Pence revved up the crowd, promising Michigan that the president will continue to protect manufacturing and energy jobs in the state and across the Midwest. Trump urged the crowd to vote and suggested that this election is more important than 2016.

"This is a big, important place. If we, if we win Michigan. It's over. It's over. We win the whole thing. Four more years and then we can finish the job we started so well," he said.

Trump held off on fresh attacks against Dr. Anthony Fauci and doctors who he said have inflated coronavirus death tolls in his first three rallies Monday but did tell the crowd in Michigan that the country is "rounding the corner" despite rising cases in the state and across the country.

At Trump’s fourth rally in Kenosha, Wisconsin, a city that was in a state of unrest after the shooting of a Black man by police there over the summer, Trump continued to stress how important the state is to his victory and vowed to rescue the country from the pandemic, despite widespread criticism of his administration's handling of it.

"We're gonna have a red wave," he said. "It's going to be a beautiful sight."

Biden attacked the president for going after Fauci, however, when campaigning in Ohio on Monday.

"Elect me and I'm gonna hire Dr. Fauci and we're gonna fire Donald Trump," Biden said, homing in on Trump's response to the coronavirus pandemic.

"Look, the first step to beating the virus is beating Donald Trump," he said.

He also vowed that if he wins, "Trump's gonna start paying some taxes."

At his second stop in Monaca, a small town northwest of Pittsburgh and bordering Ohio’s eastern state line, Biden talked about trade, reiterated that he wouldn’t ban fracking if elected and talked about the 2020 election being an “inflection point.”

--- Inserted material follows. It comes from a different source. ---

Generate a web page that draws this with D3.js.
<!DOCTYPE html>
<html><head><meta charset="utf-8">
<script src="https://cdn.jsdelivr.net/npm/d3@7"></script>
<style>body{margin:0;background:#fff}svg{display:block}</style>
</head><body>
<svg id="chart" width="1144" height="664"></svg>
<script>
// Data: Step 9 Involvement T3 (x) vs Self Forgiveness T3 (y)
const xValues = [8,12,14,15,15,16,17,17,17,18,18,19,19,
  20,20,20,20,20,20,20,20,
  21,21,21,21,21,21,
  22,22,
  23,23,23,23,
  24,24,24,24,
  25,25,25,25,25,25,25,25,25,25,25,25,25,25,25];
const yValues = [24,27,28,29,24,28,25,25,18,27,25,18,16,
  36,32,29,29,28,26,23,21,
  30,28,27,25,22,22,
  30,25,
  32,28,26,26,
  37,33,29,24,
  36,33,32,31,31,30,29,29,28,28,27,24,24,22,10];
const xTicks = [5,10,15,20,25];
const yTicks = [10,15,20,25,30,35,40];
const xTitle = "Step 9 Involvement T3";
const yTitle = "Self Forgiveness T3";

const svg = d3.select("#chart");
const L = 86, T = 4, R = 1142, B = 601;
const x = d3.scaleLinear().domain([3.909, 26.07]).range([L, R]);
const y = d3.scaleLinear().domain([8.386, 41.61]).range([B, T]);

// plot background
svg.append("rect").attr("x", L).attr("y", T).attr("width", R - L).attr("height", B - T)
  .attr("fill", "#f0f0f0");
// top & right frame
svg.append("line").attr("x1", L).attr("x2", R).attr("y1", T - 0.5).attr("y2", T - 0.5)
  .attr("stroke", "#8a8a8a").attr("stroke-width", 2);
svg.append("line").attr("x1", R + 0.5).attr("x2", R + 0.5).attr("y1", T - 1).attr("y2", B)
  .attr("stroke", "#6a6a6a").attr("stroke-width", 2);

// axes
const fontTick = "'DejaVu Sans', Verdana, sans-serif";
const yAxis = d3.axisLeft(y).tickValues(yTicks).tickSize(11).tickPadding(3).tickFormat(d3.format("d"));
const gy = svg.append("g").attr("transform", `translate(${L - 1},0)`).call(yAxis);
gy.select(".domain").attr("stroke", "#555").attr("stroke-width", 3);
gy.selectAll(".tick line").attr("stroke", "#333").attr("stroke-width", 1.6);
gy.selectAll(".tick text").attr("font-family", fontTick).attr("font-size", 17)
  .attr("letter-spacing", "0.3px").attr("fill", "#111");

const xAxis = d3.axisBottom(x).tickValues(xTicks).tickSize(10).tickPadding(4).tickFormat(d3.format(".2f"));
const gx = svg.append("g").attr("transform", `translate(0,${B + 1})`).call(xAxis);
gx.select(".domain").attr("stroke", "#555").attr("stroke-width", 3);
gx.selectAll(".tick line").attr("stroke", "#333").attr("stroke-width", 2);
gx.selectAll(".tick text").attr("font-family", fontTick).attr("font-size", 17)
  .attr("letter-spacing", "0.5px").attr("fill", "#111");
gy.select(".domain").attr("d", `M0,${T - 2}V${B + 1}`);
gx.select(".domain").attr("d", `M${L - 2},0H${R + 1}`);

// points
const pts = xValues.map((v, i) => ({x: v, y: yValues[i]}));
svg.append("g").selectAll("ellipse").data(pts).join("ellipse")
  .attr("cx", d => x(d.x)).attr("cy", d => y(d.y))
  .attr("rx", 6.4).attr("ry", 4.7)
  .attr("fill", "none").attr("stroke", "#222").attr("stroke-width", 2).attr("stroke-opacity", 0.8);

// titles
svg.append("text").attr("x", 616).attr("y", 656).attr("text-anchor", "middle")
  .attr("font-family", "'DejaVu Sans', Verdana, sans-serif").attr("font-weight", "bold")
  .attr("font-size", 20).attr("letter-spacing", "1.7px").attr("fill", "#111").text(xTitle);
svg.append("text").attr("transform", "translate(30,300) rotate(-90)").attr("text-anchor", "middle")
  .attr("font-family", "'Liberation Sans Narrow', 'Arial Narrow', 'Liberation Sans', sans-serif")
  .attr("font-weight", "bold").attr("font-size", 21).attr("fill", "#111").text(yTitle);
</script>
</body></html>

“This is going to be more than just who governs the next four years. What happens now, what happens tomorrow is going to determine what this country looks like for a couple generations,” he said. “And that's not to joke. I really genuinely believe that, there's so damn much at stake.”

At his third rally in Pittsburgh, where he kicked off his presidential run last year, Biden appealed directly to voters there, particularly Black voters, promising to rescue the economy, heal racial divides and follow the science on Covid-19.

“Now he wants us to believe so much he's done for Black Americans. You might've seen the debate I had with him, I was standing next to Abraham Lincoln,” Biden joked, referring to Trump's claim he's done more for African Americans than Lincoln. “Pittsburgh, honk if you think it's a bunch of malarkey!”

Biden then began listing examples of how Trump hasn’t helped the community, reminding the many African Americans in the crowd that Trump started the so-called birtherism movement against President Barack Obama, who campaigned Monday for Biden in Florida. He also reminded them that Trump called his running mate, Sen. Kamala Harris, a “monster” when he announced her as his vice presidential pick.

"We're done with the chaos, we're done with the racism, we're done with the tweets, the anger," Biden told the crowd. "We're gonna act on day one ... to get COVID under control."

Capping off his campaigning in Pittsburgh, Biden offered some closing remarks to supporters, promising to unite the country, and said he is the leader the country needs to recover from the pandemic.

"Millions of Americans have already voted, close to 100 million. And millions more will vote tomorrow," Biden said. "My message to you is simple: The power to change this country is in your hands...When America votes, America will be heard."